Friday, June 14, 2013

Neuroscience to Benefit from Hybrid Supercomputer Memory

To handle large amounts of data from detailed brain models, IBM, EPFL, and ETH Zürich are collaborating on a new hybrid memory strategy for supercomputers. This will help the Blue Brain Project and the Human Brain Project achieve their goals.
Motivated by extraordinary requirements for neuroscience, IBM Research, EPFL, and ETH Zürich through the Swiss National Supercomputing Center CSCS, are exploring how to combine different types of memory – DRAM, which is standard for computer memory, and flash memory that is akin to USB sticks – for less expensive and optimal supercomputing performance.
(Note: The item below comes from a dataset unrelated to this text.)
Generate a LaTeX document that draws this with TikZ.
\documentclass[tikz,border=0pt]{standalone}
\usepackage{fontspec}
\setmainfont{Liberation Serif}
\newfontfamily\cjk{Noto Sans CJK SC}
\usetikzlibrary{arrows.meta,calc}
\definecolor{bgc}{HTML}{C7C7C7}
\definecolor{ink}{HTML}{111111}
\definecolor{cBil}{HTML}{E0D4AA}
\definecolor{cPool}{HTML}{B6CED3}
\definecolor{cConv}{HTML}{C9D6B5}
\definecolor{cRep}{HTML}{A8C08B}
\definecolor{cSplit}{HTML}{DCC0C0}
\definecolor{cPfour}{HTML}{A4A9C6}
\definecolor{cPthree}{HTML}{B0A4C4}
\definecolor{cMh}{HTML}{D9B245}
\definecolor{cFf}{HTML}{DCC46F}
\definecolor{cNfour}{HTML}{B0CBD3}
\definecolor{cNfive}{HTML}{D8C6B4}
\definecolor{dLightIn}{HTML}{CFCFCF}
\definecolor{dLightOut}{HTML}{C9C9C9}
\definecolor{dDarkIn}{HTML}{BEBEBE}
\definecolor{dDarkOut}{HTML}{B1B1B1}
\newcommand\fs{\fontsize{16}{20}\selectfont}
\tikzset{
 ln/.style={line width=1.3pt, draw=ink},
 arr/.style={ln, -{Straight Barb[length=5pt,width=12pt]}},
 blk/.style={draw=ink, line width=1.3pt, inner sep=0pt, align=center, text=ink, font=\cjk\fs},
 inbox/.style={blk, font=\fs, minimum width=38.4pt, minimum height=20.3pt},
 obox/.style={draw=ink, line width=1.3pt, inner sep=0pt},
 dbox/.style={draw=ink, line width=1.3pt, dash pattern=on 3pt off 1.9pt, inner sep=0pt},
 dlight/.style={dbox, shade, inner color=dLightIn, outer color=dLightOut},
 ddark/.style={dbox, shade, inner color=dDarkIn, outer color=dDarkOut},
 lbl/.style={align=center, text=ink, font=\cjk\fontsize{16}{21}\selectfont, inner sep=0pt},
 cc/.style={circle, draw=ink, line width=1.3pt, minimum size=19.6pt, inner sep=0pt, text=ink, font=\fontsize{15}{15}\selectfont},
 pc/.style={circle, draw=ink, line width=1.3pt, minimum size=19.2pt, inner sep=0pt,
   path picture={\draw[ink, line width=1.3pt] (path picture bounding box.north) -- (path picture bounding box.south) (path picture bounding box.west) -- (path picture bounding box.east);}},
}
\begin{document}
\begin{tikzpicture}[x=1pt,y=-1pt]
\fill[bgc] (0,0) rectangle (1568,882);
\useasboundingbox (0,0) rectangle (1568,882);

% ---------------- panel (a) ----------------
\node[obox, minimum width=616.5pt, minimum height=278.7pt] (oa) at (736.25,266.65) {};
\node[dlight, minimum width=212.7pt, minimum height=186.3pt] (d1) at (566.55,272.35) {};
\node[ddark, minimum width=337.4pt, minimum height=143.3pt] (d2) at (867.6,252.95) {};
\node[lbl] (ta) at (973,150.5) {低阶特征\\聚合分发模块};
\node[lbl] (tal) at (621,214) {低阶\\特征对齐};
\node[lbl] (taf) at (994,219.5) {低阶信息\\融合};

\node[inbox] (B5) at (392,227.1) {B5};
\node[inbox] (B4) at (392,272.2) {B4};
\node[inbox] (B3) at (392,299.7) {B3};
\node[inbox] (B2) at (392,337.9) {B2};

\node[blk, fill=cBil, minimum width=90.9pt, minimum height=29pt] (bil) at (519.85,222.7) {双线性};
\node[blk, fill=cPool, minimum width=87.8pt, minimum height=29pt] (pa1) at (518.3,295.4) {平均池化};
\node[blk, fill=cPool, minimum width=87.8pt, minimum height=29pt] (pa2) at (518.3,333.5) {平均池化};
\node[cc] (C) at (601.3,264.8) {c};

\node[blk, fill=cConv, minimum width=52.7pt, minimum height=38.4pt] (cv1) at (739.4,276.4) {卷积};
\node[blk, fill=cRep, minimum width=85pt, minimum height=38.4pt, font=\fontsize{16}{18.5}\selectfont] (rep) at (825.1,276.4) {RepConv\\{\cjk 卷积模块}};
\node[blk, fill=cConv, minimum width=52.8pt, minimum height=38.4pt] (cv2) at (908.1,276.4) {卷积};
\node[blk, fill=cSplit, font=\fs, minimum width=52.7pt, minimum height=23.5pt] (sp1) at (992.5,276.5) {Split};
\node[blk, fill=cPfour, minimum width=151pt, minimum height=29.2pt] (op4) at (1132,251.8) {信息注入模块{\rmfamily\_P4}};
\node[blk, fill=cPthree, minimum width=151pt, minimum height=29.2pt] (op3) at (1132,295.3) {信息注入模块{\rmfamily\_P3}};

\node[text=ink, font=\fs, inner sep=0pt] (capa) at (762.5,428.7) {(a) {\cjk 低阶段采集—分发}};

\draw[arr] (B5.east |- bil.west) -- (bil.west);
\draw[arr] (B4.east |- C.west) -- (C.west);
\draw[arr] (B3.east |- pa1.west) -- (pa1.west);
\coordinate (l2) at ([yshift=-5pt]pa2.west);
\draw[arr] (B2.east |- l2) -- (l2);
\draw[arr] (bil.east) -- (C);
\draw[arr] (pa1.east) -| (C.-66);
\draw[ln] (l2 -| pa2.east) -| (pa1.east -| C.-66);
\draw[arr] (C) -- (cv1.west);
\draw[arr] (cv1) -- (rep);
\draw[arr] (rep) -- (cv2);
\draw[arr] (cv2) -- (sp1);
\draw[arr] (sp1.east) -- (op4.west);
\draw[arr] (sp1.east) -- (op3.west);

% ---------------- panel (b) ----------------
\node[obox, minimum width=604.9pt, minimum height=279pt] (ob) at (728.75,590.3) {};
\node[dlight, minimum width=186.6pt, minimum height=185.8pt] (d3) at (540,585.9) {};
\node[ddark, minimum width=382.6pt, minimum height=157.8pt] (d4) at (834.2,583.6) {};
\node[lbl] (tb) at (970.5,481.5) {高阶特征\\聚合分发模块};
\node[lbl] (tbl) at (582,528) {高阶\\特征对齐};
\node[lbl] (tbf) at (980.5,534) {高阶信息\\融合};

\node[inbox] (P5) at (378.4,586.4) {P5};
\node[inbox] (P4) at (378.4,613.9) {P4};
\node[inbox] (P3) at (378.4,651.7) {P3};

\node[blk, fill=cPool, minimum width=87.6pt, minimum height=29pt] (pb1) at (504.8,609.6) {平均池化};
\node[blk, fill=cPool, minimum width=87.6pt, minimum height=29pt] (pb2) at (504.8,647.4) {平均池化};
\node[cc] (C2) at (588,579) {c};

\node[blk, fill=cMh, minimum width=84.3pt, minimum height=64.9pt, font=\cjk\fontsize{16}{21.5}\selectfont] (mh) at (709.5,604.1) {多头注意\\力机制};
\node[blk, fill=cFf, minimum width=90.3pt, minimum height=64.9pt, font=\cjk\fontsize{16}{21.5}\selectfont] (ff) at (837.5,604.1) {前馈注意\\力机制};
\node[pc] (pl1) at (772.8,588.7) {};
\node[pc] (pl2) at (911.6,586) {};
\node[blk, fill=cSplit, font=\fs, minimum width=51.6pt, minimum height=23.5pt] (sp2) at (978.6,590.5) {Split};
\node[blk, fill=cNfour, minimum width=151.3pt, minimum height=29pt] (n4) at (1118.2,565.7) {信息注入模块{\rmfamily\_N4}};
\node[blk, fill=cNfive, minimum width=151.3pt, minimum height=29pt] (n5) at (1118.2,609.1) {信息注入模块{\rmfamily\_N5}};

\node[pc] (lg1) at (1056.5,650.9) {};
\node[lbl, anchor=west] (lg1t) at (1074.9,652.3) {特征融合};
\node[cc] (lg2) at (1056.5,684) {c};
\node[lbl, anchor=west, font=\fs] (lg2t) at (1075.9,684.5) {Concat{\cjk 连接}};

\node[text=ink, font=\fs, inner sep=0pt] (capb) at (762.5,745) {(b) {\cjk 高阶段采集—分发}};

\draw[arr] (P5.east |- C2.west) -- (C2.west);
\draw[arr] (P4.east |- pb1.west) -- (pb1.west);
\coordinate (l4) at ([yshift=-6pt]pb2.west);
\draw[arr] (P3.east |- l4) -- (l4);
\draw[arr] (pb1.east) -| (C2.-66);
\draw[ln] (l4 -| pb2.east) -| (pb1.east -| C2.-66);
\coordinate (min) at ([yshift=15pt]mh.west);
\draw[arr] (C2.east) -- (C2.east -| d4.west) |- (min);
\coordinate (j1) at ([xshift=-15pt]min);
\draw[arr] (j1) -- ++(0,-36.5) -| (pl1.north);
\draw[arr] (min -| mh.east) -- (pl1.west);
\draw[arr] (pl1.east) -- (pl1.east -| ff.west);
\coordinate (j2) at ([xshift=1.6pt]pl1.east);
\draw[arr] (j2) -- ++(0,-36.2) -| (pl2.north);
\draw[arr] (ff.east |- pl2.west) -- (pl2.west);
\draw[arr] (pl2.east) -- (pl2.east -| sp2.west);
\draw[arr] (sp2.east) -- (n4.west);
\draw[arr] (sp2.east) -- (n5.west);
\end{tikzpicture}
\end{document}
The Blue Brain Project, for example, is building detailed models of the rodent brain based on vast amounts of information – incorporating experimental data and a large number of parameters – to describe each and every neuron and how they connect to each other. The building blocks of the simulation consist of realistic representations of individual neurons, including characteristics like shape, size, and electrical behavior.

Given the roughly 70 million neurons in the brain of a mouse, a huge amount of data needs to be accessed for the simulation to run efficiently.

“Data-intensive research has supercomputer requirements that go well beyond high computational power,” says EPFL professor Felix Schürmann of the Blue Brain Project in Lausanne. “Here, we investigate different types of memory and how it is used, which is crucial to build detailed models of the brain. But the applications for this technology are much broader.”